Per concludere direi che bisognerebbe mettere sotto accusa in chiave storiografica i due nazionalismi, quello italiano e quello jugoslavo. Sono stati i nazionalismi (fascista e jugoslavo) a erodere alle radici quel bell’esempio di convivenza di diverse etnie e culture che è stata l’Istria con Trieste per alcuni secoli all’interno dell’impero austro-ungarico e prima ancora nei domini veneziani.

Alla fine avremo identità stracciate, comunità lacerate e la scomparsa di un mondo rappresentato da diverse culture che convivevano pacificamente (quella italiana, slava, tedesca), un mondo che tanto avrebbe da insegnare all’Europa sovranista e intollerante di oggi.

Ancora “Italiani brava gente?”

Per finire, la restituzione alla comunità slovena del Narodni Dom è sicuramente una bella cosa. Peccato che sia accaduta cento anni dopo.
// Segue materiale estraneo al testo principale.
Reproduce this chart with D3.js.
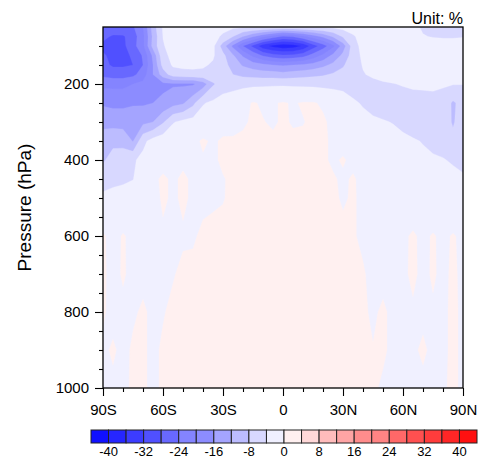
<!DOCTYPE html>
<html>
<head>
<meta charset="utf-8">
<script src="https://cdn.jsdelivr.net/npm/d3@7"></script>
<style>
  body { margin: 0; background: #ffffff; }
  svg { display: block; }
  text { font-family: "Liberation Sans", Arial, Helvetica, sans-serif; fill: #000; }
</style>
</head>
<body>
<svg id="chart" width="500" height="464"></svg>
<script>
// Latitude of each grid column (degrees, south negative)
const lats = [-90, -85, -80, -75, -70, -65, -60, -55, -50, -45, -40, -35, -30, -25, -20, -15, -10, -5,
              0, 5, 10, 15, 20, 25, 30, 35, 40, 45, 50, 55, 60, 65, 70, 75, 80, 85, 90];

// Pressure of each grid row (hPa)
const levels = [50, 75, 100, 125, 150, 175, 200, 250, 300, 350, 400, 450, 500, 600, 700, 800, 900, 1000];

// Zonal-mean change (%), one row per pressure level, columns follow `lats`
const pctChange = [
  /*   50 */ [-25,-25.5,-25,-24.5,-20,-10,-3.5,-2,-1.8,-1.8, -2,-2.5,-3,-3.2,-3.4,-3.5,-3.6,-3.7,-3.8,-3.7, -3.6,-3.5,-3.3,-3,-2.6,-2.2,-1.8,-1.5,-1.5,-1.5, -1.8,-3,-4.5,-5.5,-6,-6,-5.5],
  /*   75 */ [-27,-28.5,-28.5,-26,-21,-11,-3.9,-2.2,-2,-2, -2.2,-3,-4.5,-8,-12,-15.5,-19,-22,-24.5,-23.5, -21,-18,-15,-11.5,-7.5,-4.5,-2.5,-1.8,-1.5,-1.5, -1.8,-2.8,-3.8,-4.2,-4.4,-4.4,-4.2],
  /*  100 */ [-29,-30.5,-29,-25.5,-21,-10.5,-4.3,-2.5,-2.2,-2.2, -2.5,-3,-10,-17,-24,-29,-34.5,-37,-38.5,-38, -35.5,-30,-26,-21,-14,-6,-2.5,-1.8,-1.5,-1.5, -1.5,-1.8,-2,-2.2,-2.2,-2.2,-2.2],
  /*  125 */ [-27.5,-29,-29,-27.5,-23.5,-15,-5,-3,-2.8,-2.8, -3,-3.5,-7,-11.5,-16.5,-21,-24.5,-26.5,-27.5,-27, -25.5,-22.5,-19,-15,-11,-6,-3.2,-2.5,-2,-2, -2,-2.2,-2.5,-2.5,-2.5,-2.5,-2.5],
  /*  150 */ [-27,-28.5,-28.5,-28,-24,-16,-6.5,-3.5,-3.2,-3.2, -3.5,-4.5,-6.5,-9.5,-12.5,-14,-15,-16,-16.5,-16, -15.5,-14.5,-13,-11,-8.5,-5.5,-3.8,-3,-2.5,-2.5, -2.5,-2.5,-2.5,-2.5,-2.5,-2.5,-2.5],
  /*  175 */ [-25,-26,-26,-25,-22,-16,-10,-6,-5.2,-5, -5,-5.5,-6.5,-8,-9,-9.5,-10,-10,-10.5,-10, -9.5,-9,-8.5,-7.5,-6.5,-5,-4.2,-3.5,-3.2,-3, -3,-2.8,-2.8,-2.8,-2.8,-2.8,-2.6],
  /*  200 */ [-21,-21,-21,-20,-19,-18,-17,-16.5,-16.5,-16.5, -14,-8.5,-6,-5.5,-5,-4.8,-4.6,-4.5,-4.5,-4.6, -4.7,-4.8,-5,-5.2,-5.5,-5.5,-5.2,-4.8,-4.3,-4.1, -3.8,-3.6,-3.5,-3.5,-3.6,-3.8,-3.9],
  /*  250 */ [-16.5,-17,-17,-16.5,-16.5,-16,-15,-13.5,-12.5,-9, -4.3,-3.2,-2.2,-1.5,-0.8,0.2,-0.3,-0.2,0.2,-0.2, 0.2,0.2,-0.3,-0.8,-1.6,-3.5,-4.3,-5,-5.3,-5.5, -5.3,-5,-5,-4.8,-5.5,-8.6,-6.5],
  /*  300 */ [-13.5,-13.5,-13.5,-13.3,-13,-12,-8.5,-4.3,-3,-2.5, -2,-1.5,-1,-0.6,-0.3,0.3,0.1,-0.3,0.3,-0.2, -0.1,0.4,0.3,-0.5,-1.5,-2.5,-3,-3.5,-3.8,-4.1, -4.6,-5,-5.3,-5.5,-6,-8.4,-6],
  /*  350 */ [-9.5,-9,-9.5,-12.2,-5,-2.5,-1.5,-1,-0.8,-0.6, 0.3,-0.3,0.3,0.2,0.4,0.4,0.3,0.4,0.5,0.4, 0.4,0.3,0.3,-0.3,-0.8,-1.5,-2,-2.7,-3,-3.2, -3.5,-3.8,-4.1,-4.4,-4.7,-7,-5.5],
  /*  400 */ [-8.5,-6.5,-5.5,-4.5,-3,-1.5,-0.8,-0.5,-0.4,-0.3, -0.2,-0.3,0.3,0.3,0.4,0.5,0.5,0.5,0.6,0.5, 0.5,0.4,0.3,-0.3,0.2,-0.5,-1,-1.5,-2,-2.5, -3,-3.3,-3.6,-3.8,-3.9,-4.2,-4.8],
  /*  450 */ [-5,-4.8,-4.6,-4.1,-2,-0.4,0.3,-0.3,0.3,-0.3, -0.3,-0.2,-0.1,0.3,0.4,0.5,0.5,0.6,0.6,0.6, 0.5,0.5,0.4,0.2,-0.3,0.2,-0.5,-0.8,-1.2,-1.6, -2,-2.4,-2.6,-2.8,-3.2,-3.5,-3.6],
  /*  500 */ [-3.5,-3,-2.6,-2.2,-1.6,-0.8,0.3,-0.3,0.3,-0.3, -0.4,-0.3,-0.1,0.4,0.5,0.6,0.6,0.6,0.6,0.6, 0.6,0.6,0.5,0.3,-0.2,0.2,-0.4,-0.6,-0.9,-1.2, -1.6,-1.8,-2,-2.2,-2.4,-2.6,-3],
  /*  600 */ [0.3,-0.8,0.2,-0.6,-0.5,-0.4,-0.3,-0.3,-0.2,-0.2, 0.3,0.5,0.5,0.6,0.6,0.6,0.6,0.6,0.6,0.6, 0.6,0.6,0.5,0.5,0.4,0.1,-0.2,-0.4,-0.5,-0.6, -0.4,0.3,-0.5,0.2,-0.5,0.2,-0.5],
  /*  700 */ [0.3,-0.6,0.2,-0.5,-0.4,-0.3,-0.3,-0.1,0.3,0.4, 0.5,0.5,0.6,0.6,0.6,0.6,0.6,0.6,0.6,0.6, 0.6,0.6,0.6,0.5,0.5,0.4,0.1,-0.3,-0.4,-0.4, -0.3,0.3,-0.4,0.2,-0.4,0.3,-0.4],
  /*  800 */ [0.2,-0.5,-0.4,-0.2,0.2,-0.3,-0.1,0.3,0.4,0.4, 0.5,0.5,0.6,0.6,0.6,0.6,0.6,0.6,0.6,0.6, 0.6,0.6,0.6,0.5,0.5,0.4,0.2,-0.2,0.2,-0.3, -0.3,-0.2,-0.3,-0.2,-0.3,0.3,-0.3],
  /*  900 */ [-0.3,0.2,-0.4,0.2,0.2,-0.3,0.2,0.3,0.4,0.4, 0.5,0.5,0.6,0.6,0.6,0.6,0.6,0.6,0.6,0.6, 0.6,0.6,0.6,0.5,0.5,0.4,0.3,0.05,0.2,-0.3, -0.3,-0.2,0.2,-0.3,-0.3,0.3,-0.3],
  /* 1000 */ [-0.3,-0.3,-0.3,0.2,0.2,-0.3,0.2,0.3,0.4,0.4, 0.5,0.5,0.5,0.6,0.6,0.6,0.6,0.6,0.6,0.6, 0.6,0.6,0.6,0.5,0.5,0.4,0.3,0.2,-0.2,-0.3, -0.3,-0.2,-0.3,-0.3,-0.2,0.3,-0.3]
];

// Contour levels (%) and the fill used below/between/above them
const cnLevels = [-40, -36, -32, -28, -24, -20, -16, -12, -8, -4, 0, 4, 8, 12, 16, 20, 24, 28, 32, 36, 40];
const cnColors = ["#1010ff", "#2626ff", "#3c3cff", "#5050ff", "#6868ff", "#8484ff", "#8c8cff", "#a4a4ff",
                  "#bcbcff", "#d8d8ff", "#f0f0ff", "#fff0f0", "#ffd8d8", "#ffbcbc", "#ffa4a4", "#ff8c8c",
                  "#ff8484", "#ff6868", "#ff5050", "#ff3c3c", "#ff2626", "#ff1010"];

// Axis ticks and labels
const xMajor = [-90, -60, -30, 0, 30, 60, 90];
const xLabels = ["90S", "60S", "30S", "0", "30N", "60N", "90N"];
const xMinor = [-80, -70, -50, -40, -20, -10, 10, 20, 40, 50, 70, 80];
const yMajor = [200, 400, 600, 800, 1000];
const yMinor = [100, 150, 250, 300, 350, 450, 500, 550, 650, 700, 750, 850, 900, 950];
const cbarLabels = [-40, -32, -24, -16, -8, 0, 8, 16, 24, 32, 40];

const svg = d3.select("#chart");
const plot = { left: 103, right: 463, top: 27, bottom: 388 };

const x = d3.scaleLinear().domain([-90, 90]).range([plot.left, plot.right]);
const y = d3.scaleLinear().domain([50, 1000]).range([plot.top, plot.bottom]);

// grid index -> coordinate (pressure levels are unevenly spaced)
const latAt = d3.scaleLinear().domain([0, lats.length - 1]).range([lats[0], lats[lats.length - 1]]);
const presAt = d3.scaleLinear().domain(levels.map((_, i) => i)).range(levels);

const projection = d3.geoTransform({
  point(px, py) {
    this.stream.point(x(latAt(px - 0.5)), y(presAt(py - 0.5)));
  }
});
const path = d3.geoPath(projection);

svg.append("clipPath").attr("id", "plot-clip")
  .append("rect")
  .attr("x", plot.left).attr("y", plot.top)
  .attr("width", plot.right - plot.left).attr("height", plot.bottom - plot.top);

const gridValues = pctChange.flat();
const bands = d3.contours()
  .size([lats.length, levels.length])
  .thresholds([-1e6].concat(cnLevels))
  (gridValues);

svg.append("g").attr("clip-path", "url(#plot-clip)")
  .selectAll("path")
  .data(bands)
  .join("path")
  .attr("d", path)
  .attr("fill", (d, i) => cnColors[i])
  .attr("stroke", (d, i) => cnColors[i])
  .attr("stroke-width", 0.3);

// Frame
svg.append("rect")
  .attr("x", plot.left).attr("y", plot.top)
  .attr("width", plot.right - plot.left).attr("height", plot.bottom - plot.top)
  .attr("fill", "none").attr("stroke", "#000").attr("stroke-width", 1.3);

// Bottom axis
const xAxis = svg.append("g").attr("transform", `translate(0,${plot.bottom})`);
xAxis.call(d3.axisBottom(x).tickValues(xMajor).tickSize(8).tickSizeOuter(0).tickPadding(8)
  .tickFormat((d, i) => xLabels[i]));
xAxis.append("g").call(d3.axisBottom(x).tickValues(xMinor).tickSize(4).tickSizeOuter(0).tickFormat(""));
xAxis.selectAll(".domain").remove();
xAxis.selectAll("line").attr("stroke", "#000").attr("stroke-width", 1.1);
xAxis.selectAll("text").style("font-size", "15px")
  .style("font-family", '"Liberation Sans", Arial, sans-serif');

// Left axis
const yAxis = svg.append("g").attr("transform", `translate(${plot.left},0)`);
yAxis.call(d3.axisLeft(y).tickValues(yMajor).tickSize(8).tickSizeOuter(0).tickPadding(6)
  .tickFormat(d => String(d)));
yAxis.append("g").call(d3.axisLeft(y).tickValues(yMinor).tickSize(4).tickSizeOuter(0).tickFormat(""));
yAxis.selectAll(".domain").remove();
yAxis.selectAll("line").attr("stroke", "#000").attr("stroke-width", 1.1);
yAxis.selectAll("text").style("font-size", "15px")
  .style("font-family", '"Liberation Sans", Arial, sans-serif');

// Axis title
svg.append("text")
  .attr("transform", `translate(31,${(plot.top + plot.bottom) / 2}) rotate(-90)`)
  .attr("text-anchor", "middle")
  .style("font-size", "19px")
  .text("Pressure (hPa)");

// Unit note
svg.append("text")
  .attr("x", plot.right).attr("y", 24)
  .attr("text-anchor", "end")
  .style("font-size", "16px")
  .text("Unit: %");

// Colour bar
const cb = { left: 91, right: 477, top: 430, height: 13 };
const cbx = d3.scaleLinear().domain([-44, 44]).range([cb.left, cb.right]);
const boxEdges = [-44].concat(cnLevels);
const cbar = svg.append("g");
cbar.selectAll("rect")
  .data(cnColors)
  .join("rect")
  .attr("x", (d, i) => cbx(boxEdges[i]))
  .attr("y", cb.top)
  .attr("width", (d, i) => cbx(boxEdges[i] + 4) - cbx(boxEdges[i]))
  .attr("height", cb.height)
  .attr("fill", d => d)
  .attr("stroke", "#222")
  .attr("stroke-width", 1);
cbar.selectAll("text")
  .data(cbarLabels)
  .join("text")
  .attr("x", d => cbx(d))
  .attr("y", 456)
  .attr("text-anchor", "middle")
  .style("font-size", "13px")
  .text(d => d);
</script>
</body>
</html>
E se non ci fosse stato il centenario?

La restituzione dell’edificio e del conseguente mea culpa avviene però con la contemporanea visita di Mattarella e Pahor alla foiba di Basovizza nel segno del “ciascuno ha i propri scheletri negli armadi”. A una violenza italiana, un’altra slava per rendere meno grave la prima o la seconda violenza.

L’ ”Operazione Narodni Dom” è a nostro parere nella direzione degli “Italiani brava gente”, tormentone politico-storiografico che tiene banco in Italia da decenni, almeno dalla fine della II guerra mondiale.

Se veramente l’Italia è pronta a riconoscere i propri crimini di guerra, a quando una piena assunzione di responsabilità per quanto è stato fatto in Libia, Etiopia, Eritrea, Somalia, Grecia, Slovenia, Montenegro, Croazia, Albania, Unione Sovietica … durante il secondo conflitto mondiale? Nel 2045?